Evet, Türkiye özellikle Gazze Savaşı nedeniyle Batı’ya kızgın ve küskün. Bu doğru. Ama Rusya’nın Ukrayna işgalini hoş mu karşılıyoruz? Allah aşkına, nasıl bir dünyada yaşıyoruz? Hep kırgınlıkla, küskünlükle olacak işler değil bunlar. Şimdi Avrupa Birliği’ne önem verdiğimizi söylüyoruz. İyi de, Çin’den ithal edilen elektrikli araçlara Avrupa Birliği vergi koydu. Biz yüz bin araç ithal ediyoruz. Yani Gümrük Birliği Anlaşması’nı bir yerde ihlal ediyoruz.

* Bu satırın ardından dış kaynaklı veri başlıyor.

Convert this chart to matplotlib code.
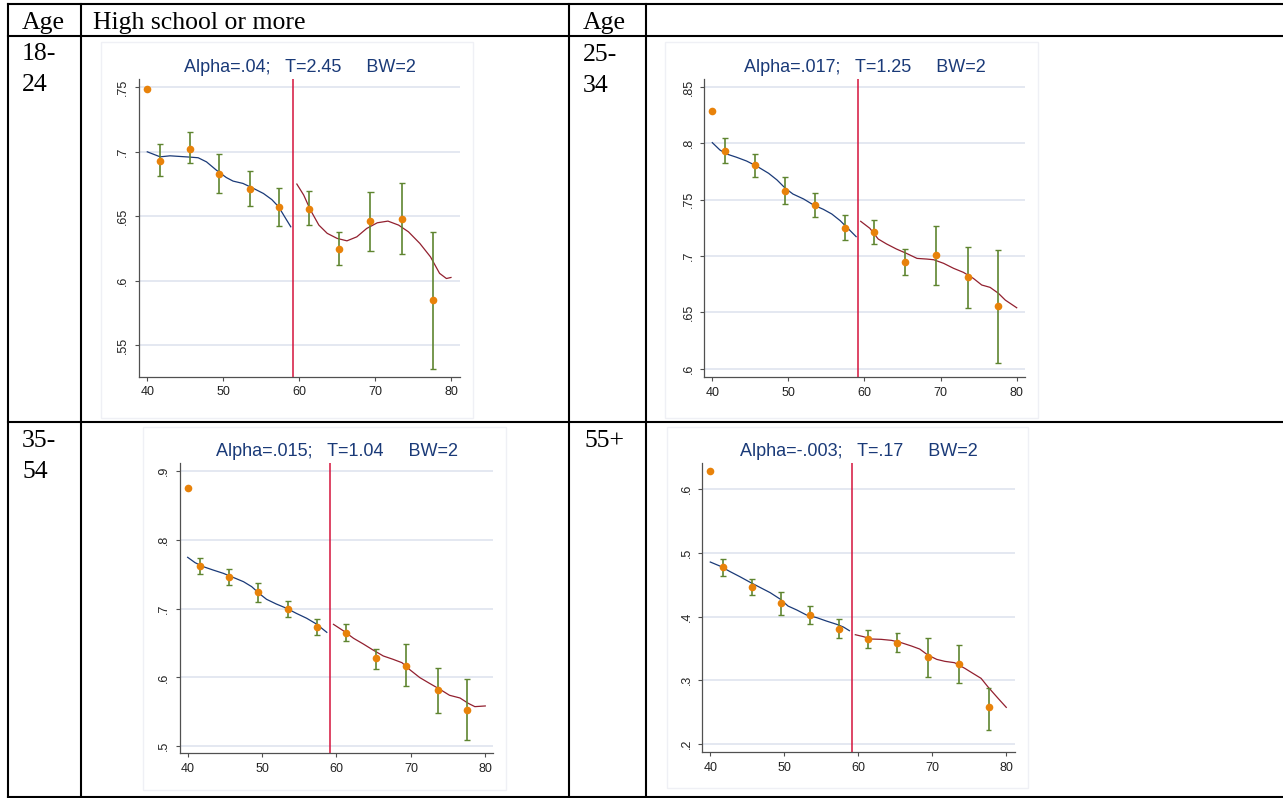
"""Four regression-discontinuity panels laid out in a bordered table."""

import matplotlib

matplotlib.use("Agg")

import matplotlib.pyplot as plt
from matplotlib.lines import Line2D
from matplotlib.patches import Rectangle


W, H = 1283, 798

# binned means (first bin at 40 has no interval)
BIN_X = [40, 41.7, 45.6, 49.5, 53.5, 57.4, 61.3, 65.3, 69.4, 73.6, 77.6]
CUTOFF = 59.15

P1_MEAN = [.749, .693, .702, .683, .671, .657, .656, .625, .646, .648, .585]
P1_LO = [None, .681, .691, .668, .658, .6425, .643, .612, .623, .621, .532]
P1_HI = [None, .706, .715, .698, .685, .672, .670, .638, .669, .676, .638]

P2_MEAN = [.829, .793, .7805, .758, .745, .725, .7215, .695, .701, .681, .6555]
P2_LO = [None, .7825, .770, .746, .735, .7145, .7105, .6835, .6745, .6535, .605]
P2_HI = [None, .805, .7905, .7705, .7555, .736, .732, .706, .727, .708, .705]

P3_MEAN = [.876, .762, .746, .724, .700, .673, .665, .628, .617, .582, .553]
P3_LO = [None, .750, .735, .709, .688, .661, .653, .613, .587, .548, .509]
P3_HI = [None, .774, .757, .738, .711, .685, .678, .642, .649, .614, .598]

P4_MEAN = [.629, .477, .447, .421, .403, .381, .365, .359, .336, .3255, .2575]
P4_LO = [None, .463, .434, .403, .389, .367, .351, .344, .305, .295, .2225]
P4_HI = [None, .490, .459, .439, .417, .396, .379, .374, .367, .356, .288]

# local fits
P1_LEFT_X = [40, 41.7, 43, 44.3, 45.6, 46.7, 47.8, 49.1, 50.4, 51.3, 52.6,
             54, 55.3, 56.4, 57.3, 58.1, 58.9]
P1_LEFT_Y = [.700, .6961, .6969, .6964, .6959, .6954, .6922, .6858, .6801,
             .6773, .6755, .6716, .6677, .6630, .6574, .6496, .6419]
P1_RIGHT_X = [59.7, 60.6, 61.5, 62.6, 63.7, 65, 66.3, 67.6, 68.9, 70.3, 71.7,
              73.1, 74.4, 75.9, 77.3, 78.5, 79.4, 80]
P1_RIGHT_Y = [.675, .6665, .6548, .6432, .6368, .6329, .6310, .6341, .6406,
              .6450, .6463, .6432, .6380, .6290, .6186, .6058, .6018, .6026]

P2_LEFT_X = [40, 41, 41.9, 43.2, 44.5, 45.8, 47.4, 48.5, 49.6, 50.6, 52,
             53.3, 54.6, 55.7, 56.8, 57.9, 58.9]
P2_LEFT_Y = [.8006, .7941, .7905, .7876, .7843, .7799, .7734, .7675, .7601,
             .7550, .7506, .7453, .7414, .7373, .7314, .7240, .7172]
P2_RIGHT_X = [59.5, 60.7, 61.8, 62.9, 64.2, 65.5, 66.9, 68.2, 69.1, 70.4,
              71.7, 73, 74.3, 75.4, 76.5, 77.6, 78.5, 80]
P2_RIGHT_Y = [.7308, .7246, .7151, .7107, .7062, .7024, .6979, .6973, .6967,
              .6935, .6891, .6855, .6802, .6743, .6722, .6669, .6609, .6541]

P3_LEFT_X = [40, 41, 42.1, 43.4, 44.8, 46.1, 47.5, 48.6, 49.7, 50.6, 51.9,
             53.3, 54.6, 56, 57.3, 58.7]
P3_LEFT_Y = [.7746, .7668, .761, .7562, .7513, .7455, .7392, .732, .7213,
             .7136, .7068, .7005, .6932, .686, .6777, .6656]
P3_RIGHT_X = [59.6, 60.9, 62.3, 63.6, 64.9, 66.3, 67.6, 68.8, 69.9, 71.2,
              72.5, 73.9, 75.2, 76.6, 77.7, 78.6, 80]
P3_RIGHT_Y = [.6772, .668, .6569, .6487, .64, .6312, .6264, .6215, .6109,
              .5998, .5915, .5828, .5741, .5702, .5625, .5576, .5586]

P4_LEFT_X = [40, 41.3, 42.7, 44, 45.4, 46.8, 48.1, 49.5, 50.5, 51.7, 53,
             54.4, 55.7, 57.1, 58, 58.8]
P4_LEFT_Y = [.4855, .4792, .4703, .4625, .4536, .4452, .4374, .4269, .4165,
             .4102, .4024, .3982, .3929, .3877, .3835, .3778]
P4_RIGHT_X = [59.6, 60.7, 61.8, 63.1, 64.5, 65.8, 67.2, 68.3, 69.4, 70.6,
              71.7, 73, 74.4, 75.5, 76.6, 77.5, 78.9, 80]
P4_RIGHT_Y = [.3715, .3684, .3647, .3642, .3626, .359, .3537, .349, .3396,
              .3328, .3297, .3276, .3187, .3108, .303, .29, .2716, .2575]

TITLES = [
    "Alpha=.04;   T=2.45     BW=2",
    "Alpha=.017;   T=1.25     BW=2",
    "Alpha=.015;   T=1.04     BW=2",
    "Alpha=-.003;   T=.17     BW=2",
]
X_TICKS = [40, 50, 60, 70, 80]
P1_YTICKS = [.55, .6, .65, .7, .75]
P2_YTICKS = [.6, .65, .7, .75, .8, .85]
P3_YTICKS = [.5, .6, .7, .8, .9]
P4_YTICKS = [.2, .3, .4, .5, .6]

AGE_LABELS = [["18-", "24"], ["25-", "34"], ["35-", "54"], ["55+"]]
HEADERS = ["Age", "High school or more", "Age"]

PANELS = [
    dict(mean=P1_MEAN, lo=P1_LO, hi=P1_HI,
         lx=P1_LEFT_X, ly=P1_LEFT_Y, rx=P1_RIGHT_X, ry=P1_RIGHT_Y,
         yticks=P1_YTICKS, title=TITLES[0]),
    dict(mean=P2_MEAN, lo=P2_LO, hi=P2_HI,
         lx=P2_LEFT_X, ly=P2_LEFT_Y, rx=P2_RIGHT_X, ry=P2_RIGHT_Y,
         yticks=P2_YTICKS, title=TITLES[1]),
    dict(mean=P3_MEAN, lo=P3_LO, hi=P3_HI,
         lx=P3_LEFT_X, ly=P3_LEFT_Y, rx=P3_RIGHT_X, ry=P3_RIGHT_Y,
         yticks=P3_YTICKS, title=TITLES[2]),
    dict(mean=P4_MEAN, lo=P4_LO, hi=P4_HI,
         lx=P4_LEFT_X, ly=P4_LEFT_Y, rx=P4_RIGHT_X, ry=P4_RIGHT_Y,
         yticks=P4_YTICKS, title=TITLES[3]),
]

# layout in pixels: axes box (left, top, right, bottom), limits, graph region
LAYOUT = [
    dict(box=(139, 79.3, 460, 376.7), xlim=(38.91, 81.19),
         ylim=(.5257, .7562), region=(101, 42, 473, 418), title_y=67),
    dict(box=(704.3, 79.3, 1025, 377.3), xlim=(38.95, 81.09),
         ylim=(.5924, .8568), region=(665, 42, 1038, 418), title_y=67),
    dict(box=(180, 462.7, 493.3, 753.3), xlim=(38.97, 81.08),
         ylim=(.4898, .9121), region=(143, 427, 506, 790), title_y=452),
    dict(box=(702.3, 462.7, 1015, 752), xlim=(38.92, 81.18),
         ylim=(.1875, .6413), region=(667, 427, 1028, 788), title_y=452),
]

NAVY = "#1a3a78"
MAROON = "#92202f"
ORANGE = "#e8820a"
GREEN = "#5f8530"
CRIMSON = "#d4143c"
GRID = "#dde2ee"
SANS = "Liberation Sans"
SERIF = "Liberation Serif"


def fx(x):
    return x / W


def fy(y):
    return 1 - y / H


def stata_label(value):
    text = f"{value:g}"
    if text.startswith("0."):
        text = text[1:]
    return text


fig = plt.figure(figsize=(W / 100, H / 100), dpi=100, facecolor="white")

for panel, lay in zip(PANELS, LAYOUT):
    rx0, ry0, rx1, ry1 = lay["region"]
    fig.add_artist(Rectangle((fx(rx0), fy(ry1)), fx(rx1 - rx0),
                             (ry1 - ry0) / H, transform=fig.transFigure,
                             fill=False, edgecolor="#eff0f5", lw=1.0))

    left, top, right, bottom = lay["box"]
    ax = fig.add_axes([fx(left), fy(bottom), fx(right - left),
                       (bottom - top) / H])
    ax.set_xlim(*lay["xlim"])
    ax.set_ylim(*lay["ylim"])

    for tick in panel["yticks"]:
        ax.axhline(tick, color=GRID, lw=1.1, zorder=0)
    ax.axvline(CUTOFF, color=CRIMSON, lw=1.1, zorder=1)

    ax.plot(panel["lx"], panel["ly"], color=NAVY, lw=0.9, zorder=2)
    ax.plot(panel["rx"], panel["ry"], color=MAROON, lw=0.9, zorder=2)

    ex = [x for x, lo in zip(BIN_X, panel["lo"]) if lo is not None]
    elo = [lo for lo in panel["lo"] if lo is not None]
    ehi = [hi for hi in panel["hi"] if hi is not None]
    ax.vlines(ex, elo, ehi, color=GREEN, lw=1.2, zorder=3)
    ax.hlines(elo + ehi, [x - 0.4 for x in ex * 2], [x + 0.4 for x in ex * 2],
              color=GREEN, lw=1.0, zorder=3)

    ax.plot(BIN_X, panel["mean"], "o", color=ORANGE, ms=5.5, mec="none",
            zorder=4)

    for side in ("top", "right"):
        ax.spines[side].set_visible(False)
    for side in ("left", "bottom"):
        ax.spines[side].set_color("#505050")
        ax.spines[side].set_linewidth(0.9)

    ax.set_xticks(X_TICKS)
    ax.set_xticklabels([str(t) for t in X_TICKS], fontsize=9, family=SANS)
    ax.set_yticks(panel["yticks"])
    ax.set_yticklabels([stata_label(t) for t in panel["yticks"]],
                       fontsize=9, family=SANS, rotation=90, va="center")
    ax.tick_params(length=3, width=0.8, color="#505050", labelcolor="#222222")
    ax.tick_params(axis="x", pad=4)
    ax.tick_params(axis="y", pad=4)

    fig.text(fx((left + right) / 2), fy(lay["title_y"]), panel["title"],
             ha="center", va="center", fontsize=13, family=SANS, color=NAVY)

# table rules
for y in (4, 36, 422, 797):
    fig.add_artist(Line2D([fx(8), 1], [fy(y), fy(y)],
                          transform=fig.transFigure, color="black", lw=1.5))
for x in (8, 81, 569, 646):
    fig.add_artist(Line2D([fx(x), fx(x)], [fy(4), fy(797)],
                          transform=fig.transFigure, color="black", lw=1.5))

# table text
for label, x in zip(HEADERS, (22, 93, 583)):
    fig.text(fx(x), fy(29), label, fontsize=18.5, family=SERIF,
             va="baseline", ha="left")

AGE_POS = [(22, 60), (583, 61), (22, 447), (584, 447)]
for lines, (x, y) in zip(AGE_LABELS, AGE_POS):
    for i, line in enumerate(lines):
        fig.text(fx(x), fy(y + 31 * i), line, fontsize=18.5, family=SERIF,
                 va="baseline", ha="left")

fig.savefig("out.png", dpi=100, facecolor="white")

Ben acı bir gerçeğin üzerinde duracağım: 1950’den beri Batı’ya yüzünü dönmüş olan Türkiye, şimdi yönünü bir ölçüde değiştirdi. Batı’nın yüksek standartlarına uyamamanın verdiği eziklik dolayısıyla şimdi Etiyopyalı, Mısırlı bir grupla beraber olacağız. Peki, bu grubun amacı nedir? Batı’nın sistemini bozmak. Onlar memnun değil, biz de memnun değiliz. Ama şunu söyleyeyim: Her memnuniyetsizlik yön değiştirmeye yol açacaksa, Türkiye’nin sıkıntısı çok büyük olur. Bu itibarla, bu adım, 1950’den beri yüzümüzü çevirdiğimiz Batı’dan bir ölçüde yüzümüzü başka yöne çevirmek demektir. Her ne kadar “Biz köprüyüz” desek de, Allah aşkına, Türkiye’nin köprülüğüne kim ihtiyaç duyuyor? Bunlar içi boş laflar.

Yine  tatsız bir haftaya girdik ama dünya tatsız. Ben onu tatlandıramam. Saygılar sunuyorum efendim.